After the frame is weighed down and the depth is approximately the same all around (and even if it isn't, that can be adjusted in the end) you can start weaving. Since the frame consists of an equal number of rods, you need to weave in layers upwards instead of a continuous weave. Use smaller saplings than on the frame and substantial overlap when adding a new sapling. The further up the frame you weave, the less likely it is that the frame will loose it's shape when you take the frame out of the ground.

The first frame I made I let dry for about a month in the ground. When I pulled it up it kept shape reasonably well, but scraping on the bark revealed that it was still quite green. The second one I started and finished in the same day and it spread out quite badly. So instead of having steep sides, it resembled a river Severn bowl coracle in shape. Nothing wrong with that really, except a loss of stability. Next time I will build the frame months in advance, in dry and sandy soil so the frame will stay exactly the same when I pull it out.

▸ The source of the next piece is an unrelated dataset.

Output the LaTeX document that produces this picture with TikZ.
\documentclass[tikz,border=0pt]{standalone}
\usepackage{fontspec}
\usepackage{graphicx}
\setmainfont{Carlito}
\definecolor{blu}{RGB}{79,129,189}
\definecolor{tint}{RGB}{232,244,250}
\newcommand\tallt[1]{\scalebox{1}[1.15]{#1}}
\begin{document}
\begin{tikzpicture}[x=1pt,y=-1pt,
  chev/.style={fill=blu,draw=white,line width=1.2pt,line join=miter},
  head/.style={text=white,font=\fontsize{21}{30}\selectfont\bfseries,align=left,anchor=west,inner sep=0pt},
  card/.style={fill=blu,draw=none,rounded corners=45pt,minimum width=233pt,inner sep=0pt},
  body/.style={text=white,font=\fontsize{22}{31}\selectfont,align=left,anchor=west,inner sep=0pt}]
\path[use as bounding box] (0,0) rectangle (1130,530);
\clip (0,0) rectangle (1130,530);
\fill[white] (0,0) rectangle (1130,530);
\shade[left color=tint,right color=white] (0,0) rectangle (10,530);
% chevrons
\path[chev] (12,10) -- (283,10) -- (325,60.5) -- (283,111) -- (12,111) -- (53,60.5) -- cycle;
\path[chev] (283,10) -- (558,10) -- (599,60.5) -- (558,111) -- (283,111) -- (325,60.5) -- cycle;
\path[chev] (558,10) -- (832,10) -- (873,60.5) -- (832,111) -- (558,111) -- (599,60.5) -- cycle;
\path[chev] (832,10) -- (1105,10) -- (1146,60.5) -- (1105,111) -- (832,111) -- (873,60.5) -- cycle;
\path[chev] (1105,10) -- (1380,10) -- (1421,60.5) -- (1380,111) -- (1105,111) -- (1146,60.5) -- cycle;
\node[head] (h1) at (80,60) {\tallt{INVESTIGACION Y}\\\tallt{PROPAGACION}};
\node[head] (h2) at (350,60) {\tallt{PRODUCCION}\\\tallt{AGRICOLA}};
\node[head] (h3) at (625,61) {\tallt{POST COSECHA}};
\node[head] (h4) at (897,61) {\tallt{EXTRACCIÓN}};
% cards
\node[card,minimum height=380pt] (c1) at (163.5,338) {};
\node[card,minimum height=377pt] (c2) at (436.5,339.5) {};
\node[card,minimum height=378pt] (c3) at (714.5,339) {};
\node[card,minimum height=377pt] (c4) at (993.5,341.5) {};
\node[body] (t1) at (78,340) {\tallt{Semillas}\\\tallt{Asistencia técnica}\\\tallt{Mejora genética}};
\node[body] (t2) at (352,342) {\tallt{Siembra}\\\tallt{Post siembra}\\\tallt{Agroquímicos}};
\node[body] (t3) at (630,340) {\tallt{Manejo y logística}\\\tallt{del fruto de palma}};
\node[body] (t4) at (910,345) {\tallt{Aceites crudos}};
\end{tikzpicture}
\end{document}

Anyway, after you have finished the frame, pull it out and break off the ends of the rods that has been stuck in the ground. The only thing that is left then is to attach the skin.

The elk (moose) skin I got from a local slaughterhouse. No one uses the skins any more, so I got it for free. To make the coracle as light as possible, the hide was soaked and the hairs removed. After having measured the a proper fit on the frame I cut the hide with a freshly made flint flake. Here is a couple of lessons to be learned. Use a flake with a long working edge, otherwise it takes A LOT of time. Also, the hide is very thick, so the edge dulls quickly. Make a new one as soon as it starts to dull, a sharp flake is a pleasure and the used flakes can be remade into arrow points or whatever.

Finally you need to cut some long strips of the leftover hide pieces to tie it to the frame. Make a hole at least for every rod that stuck in the ground and tighten it down over the weave and behind the arch. Hard to explain, it is better to have a look on the picture. There was a bullet hole in the skin. To remedy that problem I simply stuck a small, dry piece of wood into it. When the hide dried up it kept tight in the hole. The photos are of the drying coracle in the tree and the dried coracle.

Testing the coracle was somewhat scary. The ice was starting to freeze over the pond I planned to test it on. Because of that I had to choose a spot where it was deeper close to shore. Hardly an ideal spot to practise using this craft. Despite being a little low and unstable, consequences of the frame not keeping it's shape perfectly after pulling it out of the ground, it seemed to handle well. I didn't have a paddle yet, so I don' really know though. But I got to experience that it requires a lot of effort in the way of keeping it stable. To remedy the drawback with instability and making it usable for crossing bigger lakes, further experimentation with temporarily building it into a very simple raft will be carried out. But as pointed out earlier, making the coracle a little bigger, and making the bottom totally flat would make it more stable in the first place.